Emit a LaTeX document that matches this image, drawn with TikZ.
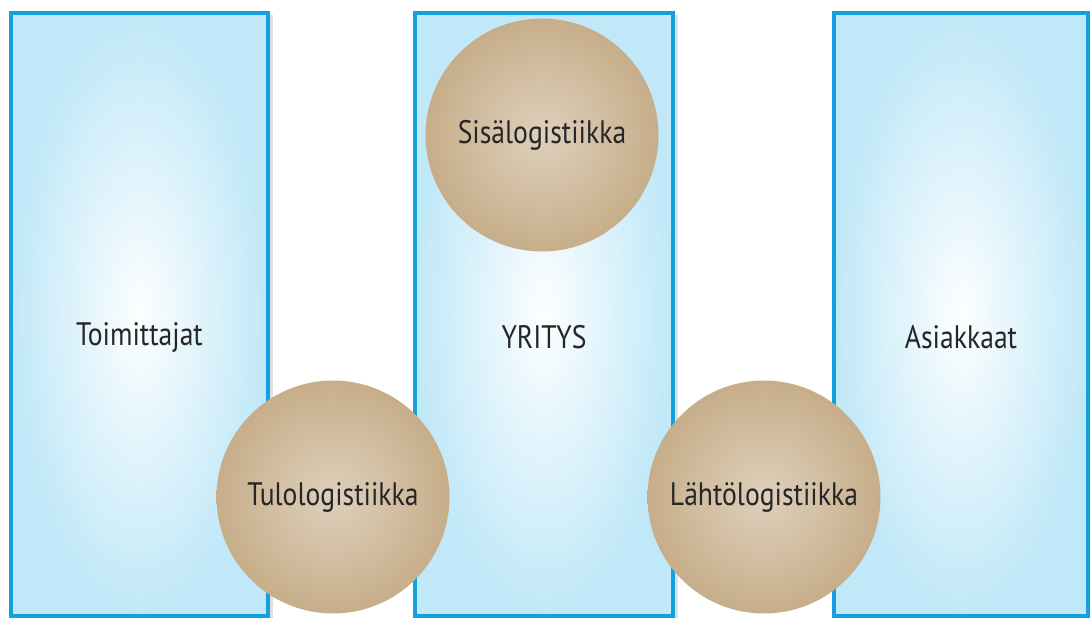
\documentclass[tikz,border=0pt]{standalone}
\usepackage{fontspec}
\setmainfont{PT Sans}[FakeStretch=0.85]
\usepackage{tikz}
\usetikzlibrary{shadows}

\definecolor{frameblue}{RGB}{18,160,222}
\definecolor{paleblue}{RGB}{192,232,248}
\definecolor{sandtan}{RGB}{199,174,138}
\definecolor{sandlight}{RGB}{222,208,188}

\tikzset{
  column/.style={draw=frameblue, line width=2pt, shading=radial,
    inner color=white!96!paleblue, outer color=paleblue,
    drop shadow={shadow xshift=3pt, shadow yshift=-1pt, opacity=.25, fill=gray},
    minimum width=#1*0.02cm, minimum height=12.06cm, inner sep=0pt},
  stage/.style={circle, shading=radial, inner color=sandlight, outer color=sandtan,
    minimum size=4.66cm, inner sep=0pt, text=black!85,
    font=\fontsize{18.5}{22}\selectfont},
  caption/.style={text=black!85, font=\fontsize{18.5}{22}\selectfont}
}

\begin{document}
\begin{tikzpicture}[x=0.02cm,y=-0.02cm]
        \useasboundingbox (0,0) rectangle (1090,618);

        \node[column=257] (supp) at (139.5,314.5) {};
        \node[column=258] (firm) at (544,314.5) {};
        \node[column=254] (cust) at (961,314.5) {};

        \node[caption] (supplabel) at (139.5,337) {Toimittajat};
        \node[caption] (firmlabel) at (544,337) {YRITYS};
        \node[caption] (custlabel) at (961,337) {Asiakkaat};

        \node[stage] (inner) at (542,135) {Sisälogistiikka};
        \node[stage] (inbound) at (333,497) {Tulologistiikka};
        \node[stage] (outbound) at (764,497) {Lähtölogistiikka};
\end{tikzpicture}
\end{document}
————————
The listing above needs to be output again exactly. Don't include the pictures.

Emit a LaTeX document that matches this image, drawn with TikZ.
\documentclass[tikz,border=0pt]{standalone}
\usepackage{fontspec}
\setmainfont{PT Sans}[FakeStretch=0.85]
\usepackage{tikz}
\usetikzlibrary{shadows}

\definecolor{frameblue}{RGB}{18,160,222}
\definecolor{paleblue}{RGB}{192,232,248}
\definecolor{sandtan}{RGB}{199,174,138}
\definecolor{sandlight}{RGB}{222,208,188}

\tikzset{
  column/.style={draw=frameblue, line width=2pt, shading=radial,
    inner color=white!96!paleblue, outer color=paleblue,
    drop shadow={shadow xshift=3pt, shadow yshift=-1pt, opacity=.25, fill=gray},
    minimum width=#1*0.02cm, minimum height=12.06cm, inner sep=0pt},
  stage/.style={circle, shading=radial, inner color=sandlight, outer color=sandtan,
    minimum size=4.66cm, inner sep=0pt, text=black!85,
    font=\fontsize{18.5}{22}\selectfont},
  caption/.style={text=black!85, font=\fontsize{18.5}{22}\selectfont}
}

\begin{document}
\begin{tikzpicture}[x=0.02cm,y=-0.02cm]
        \useasboundingbox (0,0) rectangle (1090,618);

        \node[column=257] (supp) at (139.5,314.5) {};
        \node[column=258] (firm) at (544,314.5) {};
        \node[column=254] (cust) at (961,314.5) {};

        \node[caption] (supplabel) at (139.5,337) {Toimittajat};
        \node[caption] (firmlabel) at (544,337) {YRITYS};
        \node[caption] (custlabel) at (961,337) {Asiakkaat};

        \node[stage] (inner) at (542,135) {Sisälogistiikka};
        \node[stage] (inbound) at (333,497) {Tulologistiikka};
        \node[stage] (outbound) at (764,497) {Lähtölogistiikka};
\end{tikzpicture}
\end{document}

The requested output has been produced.